Putin noted that there is still hope for peace in Ukraine. He stressed that Russia speaks for observing in full the Minsk agreements with all sides — militias and government forces.

“We don’t see the Ukrainian authorities’ desire to solve the problem with the help of political process,” Putin said.

Russia-Ukraine relations

Russian President Vladimir Putin hopes for normalization of Russian-Ukrainian relations. “I do hope for normalization of Russian-Ukrainian relations and their development. To my mind this is inevitable,” he said.

Putin remarked that Crimea’s unification with Russia last March by no means signified that Russia had no respect for the sovereignty of Ukraine.

“As a result of a government coup supported by our Western partners, the people of Crimea got scared and decided to take care of the future, their own and of their children as well, and used the right to self-determination international law provides for. That does not mean that we disrespect the sovereignty of the Ukrainian state on the whole,” Putin said about Russia’s stance.
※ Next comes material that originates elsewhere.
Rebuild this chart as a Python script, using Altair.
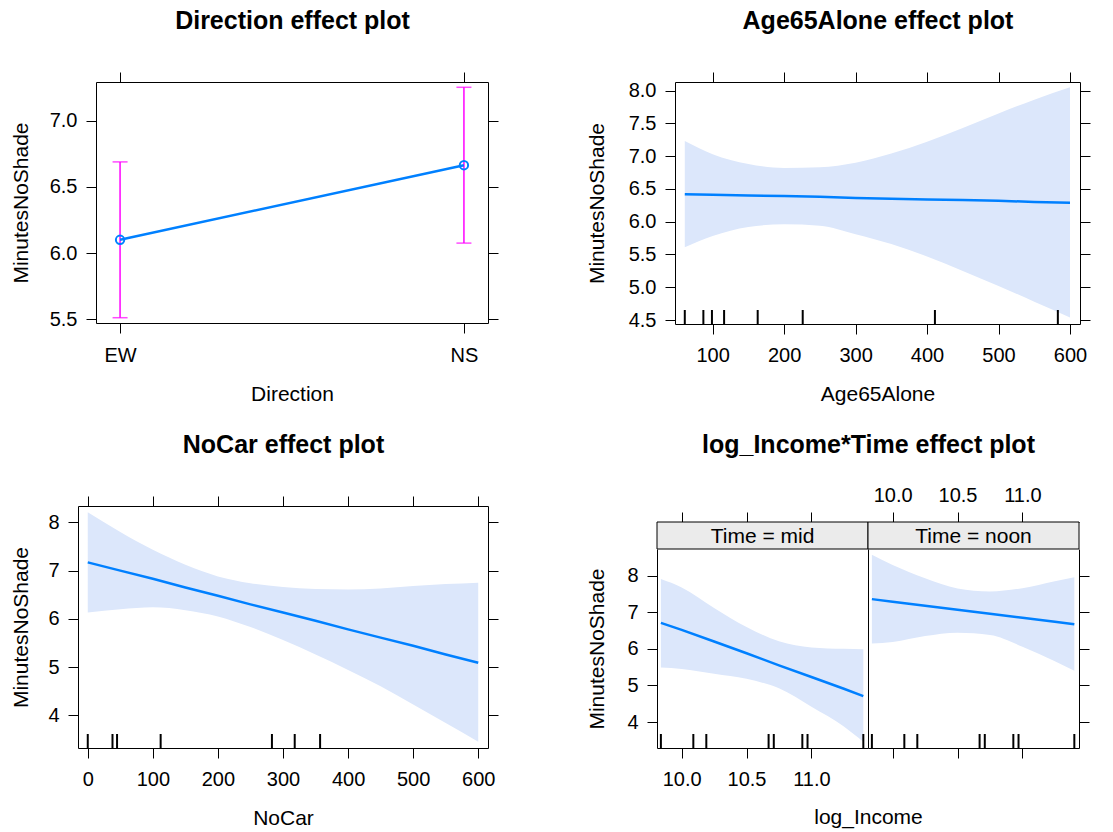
import altair as alt
import pandas as pd

W, H = 1113, 832
FONT = "Liberation Sans"
INK = "#000000"
FIT_BLUE = "#0080ff"
BAND_BLUE = "#dce7fb"
BAR_MAGENTA = "#ff00ff"
STRIP_GREY = "#ebebeb"

# ---- Direction effect ----
direction = ["EW", "NS"]
dir_fit = [6.10, 6.665]
dir_lower = [5.51, 6.075]
dir_upper = [6.69, 7.255]

# ---- Age65Alone effect ----
age_x = [61, 100, 150, 200, 250, 300, 350, 400, 450, 500, 550, 600]
age_fit = [6.42, 6.41, 6.40, 6.39, 6.38, 6.36, 6.35, 6.34, 6.33, 6.32, 6.30, 6.29]
age_lower = [5.61, 5.78, 5.92, 5.96, 5.94, 5.81, 5.66, 5.47, 5.25, 5.02, 4.78, 4.54]
age_upper = [7.23, 7.03, 6.88, 6.82, 6.83, 6.90, 7.04, 7.22, 7.43, 7.65, 7.86, 8.05]
age_rug = [61, 87, 99, 116, 163, 226, 411, 583]

# ---- NoCar effect ----
nocar_x = [0, 50, 100, 150, 200, 250, 300, 350, 400, 450, 500, 550, 600]
nocar_fit = [7.17, 7.00, 6.83, 6.65, 6.48, 6.30, 6.13, 5.96, 5.78, 5.61, 5.44, 5.26, 5.09]
nocar_lower = [6.13, 6.20, 6.24, 6.18, 6.05, 5.83, 5.56, 5.26, 4.94, 4.60, 4.22, 3.84, 3.45]
nocar_upper = [8.21, 7.80, 7.43, 7.12, 6.88, 6.74, 6.66, 6.62, 6.61, 6.63, 6.68, 6.72, 6.75]
nocar_rug = [0, 38, 45, 112, 283, 318, 357]

# ---- log_Income * Time effect ----
time_levels = ["mid", "noon"]
strip_labels = ["Time = mid", "Time = noon"]
inc_x = [9.84, 10.0, 10.25, 10.5, 10.75, 11.0, 11.25, 11.40]
mid_fit = [6.71, 6.52, 6.20, 5.88, 5.55, 5.23, 4.91, 4.71]
mid_lower = [5.49, 5.45, 5.32, 5.18, 4.92, 4.42, 3.88, 3.46]
mid_upper = [7.91, 7.68, 7.12, 6.60, 6.21, 6.04, 6.00, 5.99]
noon_fit = [7.36, 7.29, 7.18, 7.07, 6.96, 6.85, 6.74, 6.67]
noon_lower = [6.15, 6.19, 6.35, 6.44, 6.38, 6.06, 5.66, 5.40]
noon_upper = [8.57, 8.29, 7.93, 7.65, 7.57, 7.66, 7.85, 7.96]
inc_rug = [9.84, 10.09, 10.19, 10.67, 10.71, 10.93, 10.97, 11.40]


def make_axis(orient, edge, values=None, fmt=None, labels=False, ticks=True,
              label_pad=None, title=None, title_at=None, title_along=None,
              main=False):
    """Axis pinned to one edge of a panel frame inside the shared canvas."""
    offset = {"left": -edge, "right": edge - W,
              "top": -edge, "bottom": edge - H}[orient]
    kw = dict(orient=orient, offset=offset, labels=labels, ticks=ticks,
              tickSize=10, grid=False, domain=True, labelFlush=False,
              labelOverlap=False, labelAngle=0)
    if values is not None:
        kw["values"] = values
    if fmt:
        kw["format"] = fmt
    if labels:
        if orient in ("bottom", "top"):
            kw["labelBaseline"] = "alphabetic"
        kw["labelPadding"] = label_pad if label_pad is not None else 9
    if title:
        kw["title"] = title
        kw["titleBaseline"] = "alphabetic"
        if orient == "left":
            kw["titleX"] = title_at - edge
            kw["titleAngle"] = 270
        else:
            kw["titleY"] = title_at - edge
        if title_along is not None:
            kw["titleX"] = title_along
        if main:
            kw["titleFontWeight"] = "bold"
            kw["titleFontSize"] = 25
    else:
        kw["title"] = ""
    return alt.Axis(**kw)


def curve_panel(df, rug, xdom, ydom, L, R, T, B, xvals, yvals, xfmt, yfmt,
                xtitle, main, ytitle_x):
    xs = alt.Scale(domain=xdom, range=[L, R], nice=False, zero=False)
    ys = alt.Scale(domain=ydom, range=[B, T], nice=False, zero=False)
    band = alt.Chart(df).mark_area(color=BAND_BLUE, opacity=1,
                                   interpolate="monotone").encode(
        x=alt.X("x:Q", scale=xs,
                axis=make_axis("bottom", B, xvals, xfmt, labels=True, label_pad=27,
                               title=xtitle, title_at=B + 76)),
        y=alt.Y("lower:Q", scale=ys,
                axis=make_axis("left", L, yvals, yfmt, labels=True,
                               title="MinutesNoShade", title_at=ytitle_x)),
        y2="upper:Q",
    )
    line = alt.Chart(df).mark_line(color=FIT_BLUE, strokeWidth=2.5).encode(
        x=alt.X("x:Q", scale=xs,
                axis=make_axis("top", T, xvals, title=main, title_at=T - 54, main=True)),
        y=alt.Y("fit:Q", scale=ys, axis=make_axis("right", R, yvals)),
    )
    rugs = alt.Chart(rug).mark_rule(color=INK, strokeWidth=2).encode(
        x=alt.X("x:Q", scale=xs, axis=None),
        y=alt.value(B), y2=alt.value(B - 14),
    )
    return alt.layer(band, line, rugs).resolve_axis(x="independent", y="independent")


# ---- panel 1: Direction ----
L1, R1, T1, B1 = 96, 488, 82, 323
dir_df = pd.DataFrame({"Direction": direction, "fit": dir_fit,
                       "lower": dir_lower, "upper": dir_upper})
xs1 = alt.Scale(type="point", domain=direction, range=[L1, R1], padding=0.07)
ys1 = alt.Scale(domain=[5.47, 7.295], range=[B1, T1], nice=False, zero=False)
yv1 = [5.5, 6.0, 6.5, 7.0]
bars = alt.Chart(dir_df).mark_rule(color=BAR_MAGENTA, strokeWidth=1.5).encode(
    x=alt.X("Direction:N", scale=xs1,
            axis=make_axis("bottom", B1, labels=True, label_pad=28,
                           title="Direction", title_at=400)),
    y=alt.Y("lower:Q", scale=ys1,
            axis=make_axis("left", L1, yv1, ".1f", labels=True,
                           title="MinutesNoShade", title_at=27)),
    y2="upper:Q",
)
cap_lo = alt.Chart(dir_df).mark_tick(color=BAR_MAGENTA, thickness=1.5, size=15,
                                     orient="horizontal").encode(
    x=alt.X("Direction:N", scale=xs1, axis=None),
    y=alt.Y("lower:Q", scale=ys1, axis=None),
)
cap_hi = alt.Chart(dir_df).mark_tick(color=BAR_MAGENTA, thickness=1.5, size=15,
                                     orient="horizontal").encode(
    x=alt.X("Direction:N", scale=xs1, axis=None),
    y=alt.Y("upper:Q", scale=ys1, axis=None),
)
dir_line = alt.Chart(dir_df).mark_line(color=FIT_BLUE, strokeWidth=2.5).encode(
    x=alt.X("Direction:N", scale=xs1,
            axis=make_axis("top", T1, title="Direction effect plot",
                           title_at=28, main=True)),
    y=alt.Y("fit:Q", scale=ys1, axis=make_axis("right", R1, yv1)),
)
dir_pts = alt.Chart(dir_df).mark_point(color=FIT_BLUE, filled=False, size=70,
                                       strokeWidth=2, opacity=1).encode(
    x=alt.X("Direction:N", scale=xs1, axis=None),
    y=alt.Y("fit:Q", scale=ys1, axis=None),
)
p1 = alt.layer(bars, cap_lo, cap_hi, dir_line, dir_pts).resolve_axis(
    x="independent", y="independent")

# ---- panel 2: Age65Alone ----
age_df = pd.DataFrame({"x": age_x, "fit": age_fit, "lower": age_lower, "upper": age_upper})
p2 = curve_panel(age_df, pd.DataFrame({"x": age_rug}), [47.3, 614], [4.44, 8.13],
                 675, 1080, 82, 324, [100, 200, 300, 400, 500, 600],
                 [4.5, 5.0, 5.5, 6.0, 6.5, 7.0, 7.5, 8.0], "d", ".1f",
                 "Age65Alone", "Age65Alone effect plot", 603)

# ---- panel 3: NoCar ----
nocar_df = pd.DataFrame({"x": nocar_x, "fit": nocar_fit, "lower": nocar_lower,
                         "upper": nocar_upper})
p3 = curve_panel(nocar_df, pd.DataFrame({"x": nocar_rug}), [-15, 615], [3.32, 8.34],
                 78, 488, 506, 748, [0, 100, 200, 300, 400, 500, 600],
                 [4, 5, 6, 7, 8], "d", "d",
                 "NoCar", "NoCar effect plot", 27)

# ---- panel 4: log_Income by Time ----
L4, M4, R4, S4, T4, B4 = 657, 868, 1079, 522, 549, 748
inc_dom = [9.81, 11.436]
inc_ticks = [10.0, 10.5, 11.0]
y4 = [4, 5, 6, 7, 8]
ys4 = alt.Scale(domain=[3.29, 8.73], range=[B4, T4], nice=False, zero=False)
rug4 = pd.DataFrame({"x": inc_rug})

mid_df = pd.DataFrame({"x": inc_x, "fit": mid_fit, "lower": mid_lower, "upper": mid_upper})
xs_mid = alt.Scale(domain=inc_dom, range=[L4, M4], nice=False, zero=False)
mid_band = alt.Chart(mid_df).mark_area(color=BAND_BLUE, opacity=1,
                                       interpolate="monotone").encode(
    x=alt.X("x:Q", scale=xs_mid,
            axis=make_axis("bottom", B4, inc_ticks, ".1f", labels=True, label_pad=27,
                           title="log_Income", title_at=B4 + 75, title_along=M4)),
    y=alt.Y("lower:Q", scale=ys4,
            axis=make_axis("left", L4, y4, "d", labels=True,
                           title="MinutesNoShade", title_at=603)),
    y2="upper:Q",
)
mid_line = alt.Chart(mid_df).mark_line(color=FIT_BLUE, strokeWidth=2.5).encode(
    x=alt.X("x:Q", scale=xs_mid,
            axis=make_axis("top", S4, inc_ticks, title="log_Income*Time effect plot",
                           title_at=452, title_along=M4, main=True)),
    y=alt.Y("fit:Q", scale=ys4, axis=make_axis("right", M4, y4, ticks=False)),
)
mid_rug = alt.Chart(rug4).mark_rule(color=INK, strokeWidth=2).encode(
    x=alt.X("x:Q", scale=xs_mid, axis=None),
    y=alt.value(B4), y2=alt.value(B4 - 14),
)
p4_mid = alt.layer(mid_band, mid_line, mid_rug).resolve_axis(x="independent", y="independent")

noon_df = pd.DataFrame({"x": inc_x, "fit": noon_fit, "lower": noon_lower, "upper": noon_upper})
xs_noon = alt.Scale(domain=inc_dom, range=[M4, R4], nice=False, zero=False)
noon_band = alt.Chart(noon_df).mark_area(color=BAND_BLUE, opacity=1,
                                         interpolate="monotone").encode(
    x=alt.X("x:Q", scale=xs_noon,
            axis=make_axis("top", S4, inc_ticks, ".1f", labels=True, label_pad=11)),
    y=alt.Y("lower:Q", scale=ys4, axis=make_axis("right", R4, y4)),
    y2="upper:Q",
)
noon_line = alt.Chart(noon_df).mark_line(color=FIT_BLUE, strokeWidth=2.5).encode(
    x=alt.X("x:Q", scale=xs_noon, axis=make_axis("bottom", B4, inc_ticks)),
    y=alt.Y("fit:Q", scale=ys4, axis=None),
)
noon_rug = alt.Chart(rug4).mark_rule(color=INK, strokeWidth=2).encode(
    x=alt.X("x:Q", scale=xs_noon, axis=None),
    y=alt.value(B4), y2=alt.value(B4 - 14),
)
p4_noon = alt.layer(noon_band, noon_line, noon_rug).resolve_axis(x="independent", y="independent")

# strip headers above the two Time panels
strip_df = pd.DataFrame({"Time": time_levels, "label": strip_labels})
xs_strip = alt.Scale(type="band", domain=time_levels, range=[L4, R4],
                     paddingInner=0, paddingOuter=0)
strip_box = alt.Chart(strip_df).mark_rect(fill=STRIP_GREY, stroke=INK, strokeWidth=1).encode(
    x=alt.X("Time:N", scale=xs_strip, axis=None),
    y=alt.value(S4), y2=alt.value(T4),
)
strip_txt = alt.Chart(strip_df).mark_text(font=FONT, fontSize=21, color=INK,
                                          baseline="middle").encode(
    x=alt.X("Time:N", scale=xs_strip, axis=None),
    y=alt.value((S4 + T4) / 2 + 1),
    text="label:N",
)
strip = alt.layer(strip_box, strip_txt)

chart = alt.layer(p1, p2, p3, p4_mid, p4_noon, strip).resolve_scale(
    x="independent", y="independent"
).properties(
    width=W, height=H, padding=0,
    autosize=alt.AutoSizeParams(type="none"),
    background="white",
).configure_view(
    stroke=None
).configure_axis(
    labelFont=FONT, labelFontSize=20, labelColor=INK,
    titleFont=FONT, titleFontSize=21, titleFontWeight="normal", titleColor=INK,
    tickColor=INK, tickWidth=1, domainColor=INK, domainWidth=1,
)

chart.save("out.html", embed_options={"renderer": "svg", "actions": False})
He pointed out that Moscow was determined to respect Ukrainian sovereignty in the future.

Putin admits helping Yanukovych to move to Crimea

Russian President Vladimir Putin admitted on Friday that Russia had helped Ukraine’s former President Viktor Yanukovych to move to Crimea to avoid persecution by Ukrainian opposition forces.

“I am not going to conceal that we helped him (Yanukovych) to move to Crimea where he stayed for several days. Crimea was still part of Ukraine at that time,” Putin told the participants in the Valdai discussion club, recalling the days when the key phase of the Ukraine crisis started in Kiev.